The U.S. women competing for medals in singles (as opposed to ice dance or pairs) consist of Bradie Tennell, 20; Nagasu, 24; and Karen Chen, 18, who won gold, silver and bronze, respectively, at last month’s U.S. championships.
Tennell crushed her American challengers to win her first national championship, landing seven triple jumps with a technically eye-popping program. But while she boasts the highest international score of any American woman entering her Olympic debut, she is still developing the artistry and maturity that international judges tend to favor.
Since being left off the 2014 team, Nagasu, who finished fourth at the 2010 Olympics, has devoted herself to perfecting the difficult triple axel (which requires three-and-a-half rotations in the air).

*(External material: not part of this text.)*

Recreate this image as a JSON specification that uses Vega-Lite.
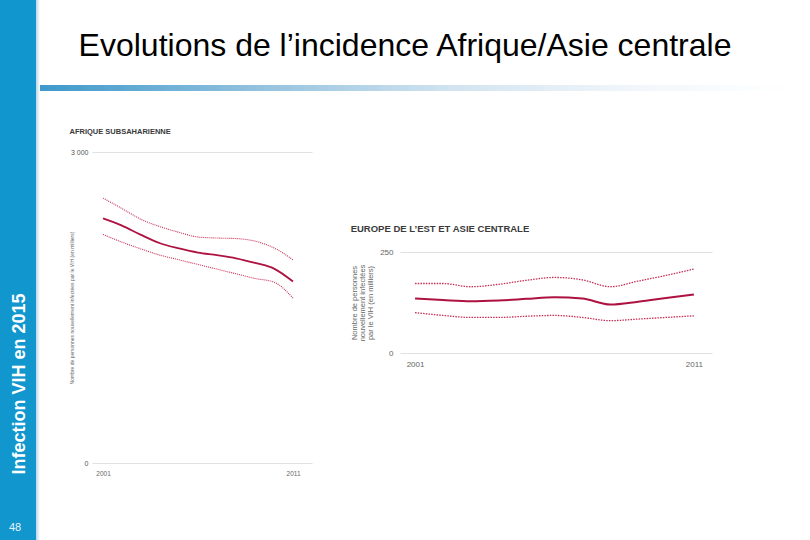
{
  "$schema": "https://vega.github.io/schema/vega-lite/v6.json",
  "padding": 0,
  "background": "white",
  "bounds": "flush",
  "spacing": 0,
  "config": {
    "view": {"stroke": null},
    "font": "Liberation Sans",
    "title": {"font": "Liberation Sans"},
    "axis": {"labelFont": "Liberation Sans", "titleFont": "Liberation Sans"}
  },
  "datasets": {
    "side": [
      {"label": "Infection VIH en 2015", "kind": "titre", "px": 0.555, "py": 0.289},
      {"label": "48", "kind": "page", "px": 0.42, "py": 0.022}
    ],
    "hiv": [
      {"region": "Afrique", "series": "estimation", "year": 2001, "value": 2360},
      {"region": "Afrique", "series": "estimation", "year": 2002, "value": 2290},
      {"region": "Afrique", "series": "estimation", "year": 2003, "value": 2200},
      {"region": "Afrique", "series": "estimation", "year": 2004, "value": 2120},
      {"region": "Afrique", "series": "estimation", "year": 2005, "value": 2070},
      {"region": "Afrique", "series": "estimation", "year": 2006, "value": 2030},
      {"region": "Afrique", "series": "estimation", "year": 2007, "value": 2005},
      {"region": "Afrique", "series": "estimation", "year": 2008, "value": 1975},
      {"region": "Afrique", "series": "estimation", "year": 2009, "value": 1930},
      {"region": "Afrique", "series": "estimation", "year": 2010, "value": 1875},
      {"region": "Afrique", "series": "estimation", "year": 2011, "value": 1750},
      {"region": "Afrique", "series": "haut", "year": 2001, "value": 2555},
      {"region": "Afrique", "series": "haut", "year": 2002, "value": 2455},
      {"region": "Afrique", "series": "haut", "year": 2003, "value": 2350},
      {"region": "Afrique", "series": "haut", "year": 2004, "value": 2280},
      {"region": "Afrique", "series": "haut", "year": 2005, "value": 2225},
      {"region": "Afrique", "series": "haut", "year": 2006, "value": 2180},
      {"region": "Afrique", "series": "haut", "year": 2007, "value": 2170},
      {"region": "Afrique", "series": "haut", "year": 2008, "value": 2165},
      {"region": "Afrique", "series": "haut", "year": 2009, "value": 2140},
      {"region": "Afrique", "series": "haut", "year": 2010, "value": 2075},
      {"region": "Afrique", "series": "haut", "year": 2011, "value": 1960},
      {"region": "Afrique", "series": "bas", "year": 2001, "value": 2205},
      {"region": "Afrique", "series": "bas", "year": 2002, "value": 2130},
      {"region": "Afrique", "series": "bas", "year": 2003, "value": 2065},
      {"region": "Afrique", "series": "bas", "year": 2004, "value": 2005},
      {"region": "Afrique", "series": "bas", "year": 2005, "value": 1960},
      {"region": "Afrique", "series": "bas", "year": 2006, "value": 1915},
      {"region": "Afrique", "series": "bas", "year": 2007, "value": 1870},
      {"region": "Afrique", "series": "bas", "year": 2008, "value": 1825},
      {"region": "Afrique", "series": "bas", "year": 2009, "value": 1780},
      {"region": "Afrique", "series": "bas", "year": 2010, "value": 1745},
      {"region": "Afrique", "series": "bas", "year": 2011, "value": 1590},
      {"region": "Europe", "series": "estimation", "year": 2001, "value": 135},
      {"region": "Europe", "series": "estimation", "year": 2002, "value": 131},
      {"region": "Europe", "series": "estimation", "year": 2003, "value": 128},
      {"region": "Europe", "series": "estimation", "year": 2004, "value": 130},
      {"region": "Europe", "series": "estimation", "year": 2005, "value": 134},
      {"region": "Europe", "series": "estimation", "year": 2006, "value": 138},
      {"region": "Europe", "series": "estimation", "year": 2007, "value": 135},
      {"region": "Europe", "series": "estimation", "year": 2008, "value": 120},
      {"region": "Europe", "series": "estimation", "year": 2009, "value": 127},
      {"region": "Europe", "series": "estimation", "year": 2010, "value": 136},
      {"region": "Europe", "series": "estimation", "year": 2011, "value": 145},
      {"region": "Europe", "series": "haut", "year": 2001, "value": 172},
      {"region": "Europe", "series": "haut", "year": 2002, "value": 172},
      {"region": "Europe", "series": "haut", "year": 2003, "value": 164},
      {"region": "Europe", "series": "haut", "year": 2004, "value": 170},
      {"region": "Europe", "series": "haut", "year": 2005, "value": 180},
      {"region": "Europe", "series": "haut", "year": 2006, "value": 187},
      {"region": "Europe", "series": "haut", "year": 2007, "value": 181},
      {"region": "Europe", "series": "haut", "year": 2008, "value": 164},
      {"region": "Europe", "series": "haut", "year": 2009, "value": 178},
      {"region": "Europe", "series": "haut", "year": 2010, "value": 192},
      {"region": "Europe", "series": "haut", "year": 2011, "value": 208},
      {"region": "Europe", "series": "bas", "year": 2001, "value": 100},
      {"region": "Europe", "series": "bas", "year": 2002, "value": 93},
      {"region": "Europe", "series": "bas", "year": 2003, "value": 88},
      {"region": "Europe", "series": "bas", "year": 2004, "value": 88},
      {"region": "Europe", "series": "bas", "year": 2005, "value": 91},
      {"region": "Europe", "series": "bas", "year": 2006, "value": 93},
      {"region": "Europe", "series": "bas", "year": 2007, "value": 88},
      {"region": "Europe", "series": "bas", "year": 2008, "value": 80},
      {"region": "Europe", "series": "bas", "year": 2009, "value": 84},
      {"region": "Europe", "series": "bas", "year": 2010, "value": 88},
      {"region": "Europe", "series": "bas", "year": 2011, "value": 92}
    ]
  },
  "hconcat": [
    {
      "width": 36,
      "height": 540,
      "view": {"fill": "#1196ce", "stroke": null},
      "data": {"name": "side"},
      "encoding": {
        "x": {"field": "px", "type": "quantitative", "scale": {"domain": [0, 1], "nice": false}, "axis": null},
        "y": {"field": "py", "type": "quantitative", "scale": {"domain": [0, 1], "nice": false}, "axis": null},
        "text": {"field": "label"}
      },
      "layer": [
        {
          "transform": [{"filter": "datum.kind == 'titre'"}],
          "mark": {"type": "text", "angle": 270, "align": "center", "baseline": "middle", "fontSize": 18, "fontWeight": "bold", "color": "#ffffff"}
        },
        {
          "transform": [{"filter": "datum.kind == 'page'"}],
          "mark": {"type": "text", "align": "center", "baseline": "middle", "fontSize": 11, "color": "#e6f3fa"}
        }
      ]
    },
    {
      "width": 4,
      "height": 540,
      "data": {"values": [{"band": "bord"}]},
      "mark": {"type": "rect", "color": {"gradient": "linear", "x1": 0, "x2": 1, "y1": 0, "y2": 0, "stops": [{"offset": 0, "color": "#b9d6ec"}, {"offset": 1, "color": "#ffffff"}]}},
      "encoding": {}
    },
    {
      "vconcat": [
        {
          "width": 754,
          "height": 85,
          "data": {"values": []},
          "mark": "point",
          "encoding": {}
        },
        {
          "width": 754,
          "height": 6,
          "title": {"text": "Evolutions de l’incidence Afrique/Asie centrale", "fontSize": 32, "fontWeight": "normal", "color": "#000000", "anchor": "middle", "offset": 22, "dx": -12},
          "data": {"values": [{"band": "separateur"}]},
          "mark": {"type": "rect", "color": {"gradient": "linear", "x1": 0, "x2": 1, "y1": 0, "y2": 0, "stops": [{"offset": 0, "color": "#3d99cb"}, {"offset": 0.3, "color": "#96c3df"}, {"offset": 0.55, "color": "#d2e4f0"}, {"offset": 0.8, "color": "#f3f7fb"}, {"offset": 1, "color": "#ffffff"}]}},
          "encoding": {}
        },
        {
          "width": 754,
          "height": 61,
          "data": {"values": []},
          "mark": "point",
          "encoding": {}
        },
        {
          "hconcat": [
            {
              "width": 52,
              "height": 311,
              "data": {"values": []},
              "mark": "point",
              "encoding": {}
            },
            {
              "width": 220,
              "height": 311,
              "title": {"text": "AFRIQUE SUBSAHARIENNE", "anchor": "start", "frame": "bounds", "fontSize": 7.5, "fontWeight": "bold", "color": "#3a3a3a", "offset": 13},
              "data": {"name": "hiv"},
              "transform": [{"filter": "datum.region == 'Afrique'"}],
              "encoding": {
                "x": {"field": "year", "type": "quantitative", "scale": {"domain": [2000.42, 2012], "nice": false, "zero": false},
                  "axis": {"values": [2001, 2011], "format": "d", "domain": false, "ticks": false, "grid": false, "labelFontSize": 6.5, "labelColor": "#666666", "labelPadding": 7, "title": null}},
                "y": {"field": "value", "type": "quantitative", "scale": {"domain": [0, 3000], "nice": false},
                  "axis": {"values": [0, 3000], "labelExpr": "datum.value == 3000 ? '3 000' : '0'", "domain": false, "ticks": false, "grid": true, "gridColor": "#d9d9d9", "gridWidth": 0.8, "labelFontSize": 7, "labelColor": "#555555", "labelPadding": 4, "title": "Nombre de personnes nouvellement infectées par le VIH (en milliers)", "titleFontSize": 5, "titleFontWeight": "normal", "titleColor": "#666666", "titlePadding": -4}}
              },
              "layer": [
                {
                  "transform": [{"filter": "datum.series == 'estimation'"}],
                  "mark": {"type": "line", "interpolate": "monotone", "color": "#ad1240", "strokeWidth": 1.8}
                },
                {
                  "transform": [{"filter": "datum.series != 'estimation'"}],
                  "mark": {"type": "line", "interpolate": "monotone", "color": "#c62e55", "strokeWidth": 1.1, "strokeDash": [1, 1]},
                  "encoding": {"detail": {"field": "series"}}
                }
              ]
            },
            {
              "width": 88,
              "height": 311,
              "data": {"values": []},
              "mark": "point",
              "encoding": {}
            },
            {
              "vconcat": [
                {
                  "width": 312,
                  "height": 100,
                  "data": {"values": []},
                  "mark": "point",
                  "encoding": {}
                },
                {
                  "width": 312,
                  "height": 101,
                  "title": {"text": "EUROPE DE L’EST ET ASIE CENTRALE", "anchor": "start", "frame": "bounds", "fontSize": 9.5, "fontWeight": "bold", "color": "#3a3a3a", "offset": 15},
                  "data": {"name": "hiv"},
                  "transform": [{"filter": "datum.region == 'Europe'"}],
                  "encoding": {
                    "x": {"field": "year", "type": "quantitative", "scale": {"domain": [2000.46, 2011.65], "nice": false, "zero": false},
                      "axis": {"values": [2001, 2011], "format": "d", "domain": false, "ticks": false, "grid": false, "labelFontSize": 8, "labelColor": "#666666", "labelPadding": 7, "title": null}},
                    "y": {"field": "value", "type": "quantitative", "scale": {"domain": [0, 250], "nice": false},
                      "axis": {"values": [0, 250], "format": "d", "domain": false, "ticks": false, "grid": true, "gridColor": "#d9d9d9", "gridWidth": 0.8, "labelFontSize": 8, "labelColor": "#666666", "labelPadding": 7, "title": ["Nombre de personnes", "nouvellement infectées", "par le VIH (en milliers)"], "titleFontSize": 7.5, "titleLineHeight": 8, "titleFontWeight": "normal", "titleColor": "#666666", "titlePadding": 5}}
                  },
                  "layer": [
                    {
                      "transform": [{"filter": "datum.series == 'estimation'"}],
                      "mark": {"type": "line", "interpolate": "monotone", "color": "#ad1240", "strokeWidth": 2}
                    },
                    {
                      "transform": [{"filter": "datum.series != 'estimation'"}],
                      "mark": {"type": "line", "interpolate": "monotone", "color": "#c62e55", "strokeWidth": 1.3, "strokeDash": [1.5, 1.2]},
                      "encoding": {"detail": {"field": "series"}}
                    }
                  ]
                }
              ],
              "spacing": 0,
              "bounds": "flush"
            }
          ],
          "spacing": 0,
          "bounds": "flush"
        }
      ],
      "spacing": 0,
      "bounds": "flush"
    }
  ]
}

But it would likely take sterling execution of both attempts – one in her short program, another in her long – for Nagasu to finish on the medal podium here. Chen, the 2017 U.S. champion, is a first-time Olympian like Tennell.
Meissner, who now coaches young skaters part-time, is encouraged by the rising technical ambition she sees in the current generation of U.S. junior competitors. And this month, she’ll be cheering for the U.S. women in Pyeongchang, especially hopeful that Nagasu will land her triple axel on the Olympics stage.
“I’m all for it,” Meissner said. “Sometimes I think, it has been 11, 12, 13 years since the last time I did it. And I’d love to see it become a normal thing for U.S. women.”